16.4. Verify that parameters obtained from untrusted sources are not used in manipulating filenames, pathnames or any file system object without first being canonicalized and input validated to prevent local file inclusion attacks.
16.5. Verify that parameters obtained from untrusted sources are canonicalized, input validated, and output encoded to prevent remote file inclusion attacks, particularly where input could be executed, such as header, source, or template inclusion
16.6. Verify remote IFRAMEs and HTML5 cross-domain resource sharing does not allow inclusion of arbitrary remote content.
16.7. Verify that files obtained from untrusted sources are stored outside the webroot.
16.8. Verify that web or application server is configured by default to deny access to remote resources or systems outside the web or application server.
16.9. Verify the application code does not execute uploaded data obtained from untrusted sources.
16.10. Verify if Flash, Silverlight or other rich internet application (RIA) cross domain resource sharing configuration is configured to prevent unauthenticated or unauthorized remote access.
V17: Mobile Verification Requirements
17.1. Verify that the client validates SSL certificates
17.2. Verify that unique device ID (UDID) values are not used as security controls.
17.3. Verify that the mobile app does not store sensitive data onto shared resources on the device (e.g. SD card or shared folders)
17.4. Verify that sensitive data is not stored in SQLite database on the device.
17.5. Verify that secret keys or passwords are not hard-coded in the executable.
17.6. Verify that the mobile app prevents leaking of sensitive data via auto-snapshot feature of iOS.
17.7. Verify that the app cannot be run on a jailbroken or rooted device.
17.8. Verify that the session timeout is of a reasonable value.
17.9. Verify the permissions being requested as well as the resources that it is authorized to access (i.e. AndroidManifest.xml, iOS Entitlements) .
17.10. Verify that crash logs do not contain sensitive data.
17.11. Verify that the application binary has been obfuscated.
17.12. Verify that all test data has been removed from the app container (.ipa, .apk, .bar).
17.13. Verify that the application does not log sensitive data to the system log or filesystem.
17.14. Verify that the application does not enable autocomplete for sensitive text input fields, such as passwords, personal information or credit cards.
17.15. Verify that the mobile app implements certificate pinning to prevent the proxying of app traffic.
17.16. Verify no misconfigurations are present in the configuration files (Debugging flags set, world readable/writable permissions) and that, by default, configuration settings are set to their safest/most secure value.
17.17. Verify any 3rd-party libraries in use are up to date, contain no known vulnerabilities.

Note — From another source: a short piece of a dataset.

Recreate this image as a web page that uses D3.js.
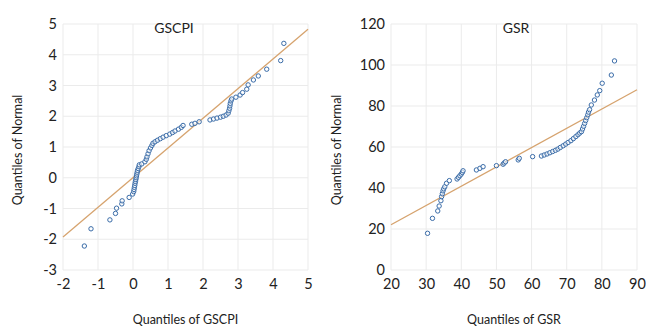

17.18. Verify that web data, such as HTTPS traffic, is not cached.
17.19. Verify that the query string is not used for sensitive data. Instead, a POST request via SSL should be used with a CSRF token.
17.20. Verify that, if applicable, any personal account numbers are truncated prior to storing on the device.
17.21. Verify that the application makes use of Address Space Layout Randomization (ASLR).
17.22. Verify that data logged via the keyboard (iOS) does not contain credentials, financial information or other sensitive data.
17.23. If an Android app, verify that the app does not create files with permissions of MODE_WORLD_READABLE or MODE_WORLD_WRITABLE
17.24. Verify that sensitive data is stored in a cryptographically secure manner (even when stored in the iOS keychain).
17.25. Verify that anti-debugging and reverse engineering mechanisms are implemented in the app.
17.26. Verify that the app does not export sensitive activities, intents, content providers etc. on Android.
17.27. Verify that mutable structures have been used for sensitive strings such as account numbers and are overwritten when not used. (Mitigate damage from memory analysis attacks).
17.28. Verify that any exposed intents, content providers and broadcast receivers perform full data validation on input (Android).